= Stefan Reif =

Professor Emeritus of History

Stefan Clive Reif (born 21 January 1944) is professor emeritus at the University of Cambridge. He was born in Edinburgh. He has a PhD from University College London and a Doctor of Literature from Cambridge.

== Education ==
Stefan Reif graduated at the University of London with first class honours in Hebrew and Aramaic (1964) and obtained his PhD at Jews' College and at University College London (1969) for an edition of a seventeenth-century Hebrew liturgical manuscript. He was awarded the William Lincoln Shelley Studentship (1967).

== Academic positions ==
- 1968–1973 Various academic posts at the University of Glasgow and at Dropsie College (Philadelphia)
- Fellow of St. John's College
- Professor of Medieval Hebrew, Faculty of Oriental Studies
- Founder Director (1973–2006) of the Taylor-Schechter Genizah Research Unit (researching manuscripts from the Cairo Geniza)
- 1989, 1996–97 Visiting professor at the Hebrew University in Jerusalem
- 2001 Visiting professor at the Center for Jewish Studies, University of Pennsylvania
- 2004 Visiting professor at George Washington University in 2004

Former Head of the Oriental Division of the University Library.

== Career highlights ==
The University Library established the Genizah Research Unit in 1974 and Reif directed it until retirement in 2006. He was elected to a personal chair in medieval Hebrew studies and to a fellowship at St John's College at the University of Cambridge in 1998, and obtained the Litt.D. there in 2002. He was awarded an honorary doctorate by the University of Haifa in 2014 for his Genizah work, his research into Jewish liturgy and his encouragement of young scholars. He has written or edited fifteen volumes, as well as almost four hundred articles and reviews, and organized various international conferences.
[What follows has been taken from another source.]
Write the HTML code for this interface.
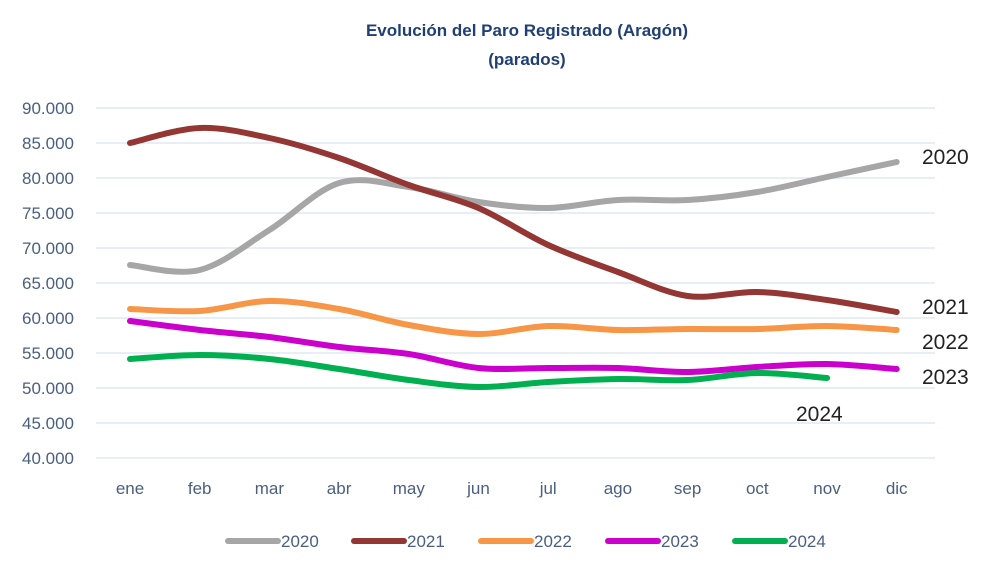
<!DOCTYPE html>
<html><head><meta charset="utf-8"><style>
body{margin:0;background:#fff;width:1000px;height:567px;overflow:hidden}
svg text{font-family:"Liberation Sans Narrow","Liberation Sans",sans-serif}
</style></head><body>
<svg id="s" width="1000" height="567" xmlns="http://www.w3.org/2000/svg">
<text x="527" y="36" text-anchor="middle" font-size="17" font-weight="bold" fill="#1f3f75">Evolución del Paro Registrado (Aragón)</text>
<text x="527" y="65" text-anchor="middle" font-size="17" font-weight="bold" fill="#1f3f75">(parados)</text>
<g id="grid" stroke="#dfe8f3" stroke-width="1.5"></g>
<g id="yl" font-size="17" fill="#4a5f80" text-anchor="end"></g>
<g id="xl" font-size="17" fill="#4a5f80" text-anchor="middle"></g>
<g id="lines" fill="none" stroke-width="6" stroke-linecap="round" stroke-linejoin="round"></g>
<g font-size="21" fill="#222">
<text x="922" y="164">2020</text>
<text x="922" y="314">2021</text>
<text x="922" y="349">2022</text>
<text x="922" y="384">2023</text>
<text x="796" y="421">2024</text>
</g>
<g id="leg" font-size="17" fill="#4a5f80"></g>
</svg>
<script>
const NS="http://www.w3.org/2000/svg";
function el(p,t,a,txt){const e=document.createElementNS(NS,t);for(const k in a)e.setAttribute(k,a[k]);if(txt!=null)e.textContent=txt;document.getElementById(p).appendChild(e);}
for(let i=0;i<=10;i++){const y=458-i*35;el("grid","line",{x1:96,x2:935,y1:y,y2:y});el("yl","text",{x:74,y:y+6},((40+i*5)+".000"));}
const m=["ene","feb","mar","abr","may","jun","jul","ago","sep","oct","nov","dic"];
const X=i=>130+i*69.7;
m.forEach((t,i)=>el("xl","text",{x:X(i),y:494},t));
const S=[
["#a6a6a6",[265,270,230,183,187,202,208,200,200,192,177,162]],
["#943634",[143,128,138,158,185,208,245,272,296,292,300,312]],
["#f79646",[309,311,301,309,325,334,326,330,329,329,326,330]],
["#cc00cc",[321,330,337,347,354,368,368,368,372,367,364,369]],
["#00b050",[359,355,359,369,380,387,382,379,380,373,378]]];
S.forEach(([c,v])=>{const p=v.map((y,i)=>[X(i),y]);let d="M"+p[0];
for(let i=0;i<p.length-1;i++){const a=p[i-1]||p[i],b=p[i],e=p[i+1],f=p[i+2]||e;
d+=" C"+(b[0]+(e[0]-a[0])/6)+","+(b[1]+(e[1]-a[1])/6)+" "+(e[0]-(f[0]-b[0])/6)+","+(e[1]-(f[1]-b[1])/6)+" "+e;}
el("lines","path",{d,stroke:c});});
const lx=[228,354,481,608,735];
S.forEach(([c],i)=>{el("leg","line",{x1:lx[i],x2:lx[i]+50,y1:541,y2:541,stroke:c,"stroke-width":6,"stroke-linecap":"round"});el("leg","text",{x:lx[i]+53,y:547},String(2020+i));});
</script>
</body></html>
Among his most important studies are Shabbethai Sofer and his Prayer-book (1979), Judaism and Hebrew Prayer (1993), Hebrew Manuscripts at Cambridge University Library (1997), A Jewish Archive from Old Cairo (2000), Why Medieval Hebrew Studies? (2001), Problems with Prayers (2006) and Jewish Prayer Texts from the Cairo Genizah (2015–16).

== Other activities ==
Reif was president of the Hebraica Libraries' Group (1981–1984); the Jewish Historical Society of England (1991–1992); the British Association for Jewish Studies (1992); the Cambridge Theological Society (2002–2004); and the National Council on Orientalist Library Resources, (2004-2005). He is a trustee of the Cambridge Traditional Jewish Congregation and a senior academic consultant to the Universities of Haifa and Tel Aviv in Israel. He is on the International Advisory Committees of the ISDCL and of the periodical Ginzei Qedem, and is an Honorary Fellow of the Mekize Nirdamim Society for the Publication of Ancient Hebrew Manuscripts. Reif is a popular lecturer and has addressed many audiences in Europe, Israel, the United States and Canada.

He was appointed Officer of the Order of the British Empire (OBE) in the 2020 Birthday Honours for services to scholarship.